The exercise
Return precisely the span of lines from the top of the material below to the line containing "import * as", both included. Pictures are excluded.

-- START Data provided --

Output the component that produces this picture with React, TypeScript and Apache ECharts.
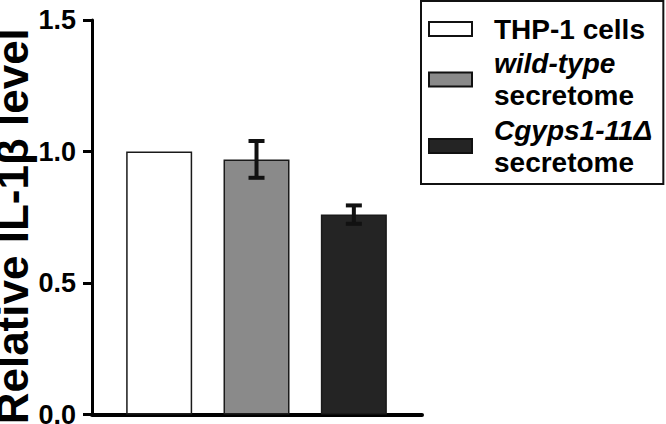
import React, { useEffect, useRef } from "react";
import * as echarts from "echarts";

const categories = ["THP-1 cells", "wild-type secretome", "Cgyps1-11Δ secretome"];
const positions = [1, 2, 3];
const values = [1.0, 0.97, 0.76];
const errors = [0, 0.07, 0.035];
const colors = ["#ffffff", "#8a8a8a", "#242424"];
const legendLabels: Record<string, string> = {
  "THP-1 cells": "{n|THP-1 cells}",
  "wild-type secretome": "{i|wild-type}\n{n|secretome}",
  "Cgyps1-11Δ secretome": "{i|Cgyps1-11Δ}\n{n|secretome}",
};
const yMin = 0;
const yMax = 1.5;
const yInterval = 0.5;

const FONT = "'Liberation Sans', Arial, sans-serif";

export default function App() {
  const ref = useRef<HTMLDivElement>(null);
  useEffect(() => {
    if (!ref.current) return;
    const chart = echarts.init(ref.current, undefined, { renderer: "svg" });

    const barSeries = categories.map((name, i) => ({
      name,
      type: "bar",
      data: [[positions[i], values[i]]],
      barWidth: 66,
      barGap: "-100%",
      itemStyle: { color: colors[i], borderColor: "#1a1a1a", borderWidth: 1.5 },
      z: 1,
    }));

    const errData = positions
      .map((p, i) => [p, values[i] - errors[i], values[i] + errors[i], errors[i]])
      .filter((d) => d[3] > 0);

    const option: any = {
      animation: false,
      backgroundColor: "#ffffff",
      grid: { left: 92, right: 244, top: 20, bottom: 9.5, containLabel: false, outerBoundsMode: "none" },
      legend: {
        orient: "vertical",
        left: 421,
        top: 1,
        padding: [14, 11, 8, 7],
        itemGap: 6.5,
        itemWidth: 43,
        itemHeight: 14,
        icon: "rect",
        selectedMode: false,
        borderColor: "#111",
        borderWidth: 2,
        data: categories,
        itemStyle: { borderColor: "#111", borderWidth: 2 },
        formatter: (name: string) => legendLabels[name],
        textStyle: {
          padding: [0, 0, 0, 17],
          rich: {
            n: { fontFamily: FONT, fontWeight: "bold", fontSize: 28, lineHeight: 32, color: "#000" },
            i: {
              fontFamily: FONT,
              fontWeight: "bold",
              fontStyle: "italic",
              fontSize: 28,
              lineHeight: 32,
              color: "#000",
            },
          },
        },
      },
      xAxis: {
        type: "value",
        min: 0.31,
        max: 3.7,
        axisLine: { show: true, lineStyle: { color: "#000", width: 4 } },
        axisTick: { show: false },
        axisLabel: { show: false },
        splitLine: { show: false },
      },
      yAxis: {
        type: "value",
        min: yMin,
        max: yMax,
        interval: yInterval,
        name: "Relative IL-1β level",
        nameLocation: "middle",
        nameRotate: 90,
        nameGap: 53,
        nameTextStyle: {
          fontFamily: FONT,
          fontWeight: "bold",
          fontSize: 44,
          color: "#000",
          padding: [0, 18, 0, 0],
        },
        axisLine: { show: true, lineStyle: { color: "#000", width: 3 } },
        axisTick: { show: true, length: 9, lineStyle: { color: "#000", width: 3 } },
        axisLabel: {
          margin: 16,
          fontFamily: FONT,
          fontWeight: "bold",
          fontSize: 27,
          color: "#000",
          formatter: (v: number) => v.toFixed(1),
        },
        splitLine: { show: false },
      },
      series: [
        ...barSeries,
        {
          type: "custom",
          name: "error",
          data: errData,
          z: 5,
          renderItem: (params: any, api: any) => {
            const x = api.value(0);
            const lo = api.coord([x, api.value(1)]);
            const hi = api.coord([x, api.value(2)]);
            const hw = 8;
            const style = { stroke: "#111", lineWidth: 4 };
            return {
              type: "group",
              children: [
                { type: "line", shape: { x1: lo[0], y1: lo[1], x2: hi[0], y2: hi[1] }, style },
                { type: "line", shape: { x1: hi[0] - hw, y1: hi[1], x2: hi[0] + hw, y2: hi[1] }, style },
                { type: "line", shape: { x1: lo[0] - hw, y1: lo[1], x2: lo[0] + hw, y2: lo[1] }, style },
              ],
            };
          },
        },
      ],
    };
    chart.setOption(option);
    return () => chart.dispose();
  }, []);

  return (
    <div
      ref={ref}
      style={{ position: "fixed", left: 0, top: 0, width: 666, height: 424, background: "#fff" }}
    />
  );
}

-- END Data provided --

Written reply
Output the component that produces this picture with React, TypeScript and Apache ECharts.
import React, { useEffect, useRef } from "react";
import * as echarts from "echarts";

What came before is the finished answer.